The clever way in which Mr. Haddon uses this point of view -- a narrator with no understanding of social cues, lying, metaphor, or context, when all those things are the essence of great fiction (most especially detective and mystery fiction) -- makes for great reading. The book's immediate mystery is a Hitchcockian MacGuffin: who killed the dog is not so much the issue as the circumstances that produced the crime. As Christopher goes through the paces of solving the crime in his own way with his own sense of justice, the layers of circumstance in his life that produced the crime are peeled back onion-like. One can almost take the onion metaphor literally: it becomes more obviously poignant and complex, and the tears may follow with the peeling.
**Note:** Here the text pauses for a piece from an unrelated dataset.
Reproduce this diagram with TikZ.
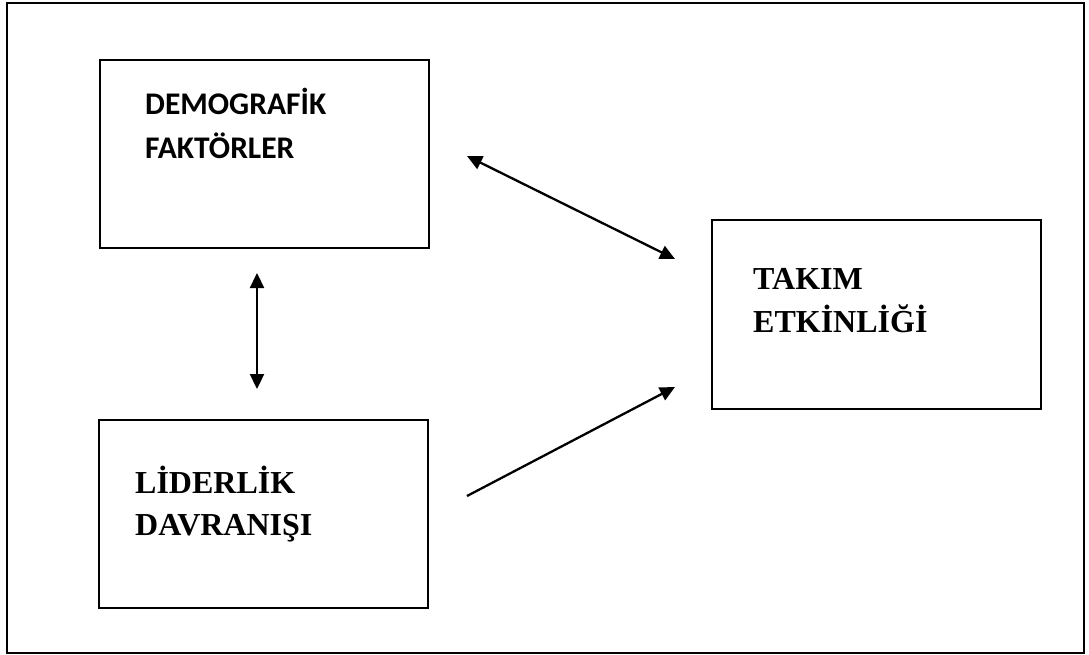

This is not truly a book about autism: to the degree that it is, it speaks powerfully to the difficulties imposed on the familiies of the autistic. Comparisons to the one-note "Rain Man" or the artificial and inaccurate "Flowers for Algernon" do not do "The Curious Incident" justice. It is neither a tear-jerker for the sake of being a tear-jerker, nor a tragedy beyond that of circumstance.
The book's narration becomes a sort of "black box": Christopher is bombarded with irregular incidents in a life where he would be better off ordered, and the way those events are deflected when they come out of his prism move the action along. "Curious Incident" becomes completely engrossing in a way that would be difficult to imagine if one just mentioned there are nearly random digressions into geometrical proofs, logic problems, existential proofs of the lack of a God, and various other puzzle-solving. Each of these diversions becomes a means of surfacing for air, for Christopher and for the reader.
This is a relatively short and easy read given the accomplished literary form, and extremely rewarding; well-recommended.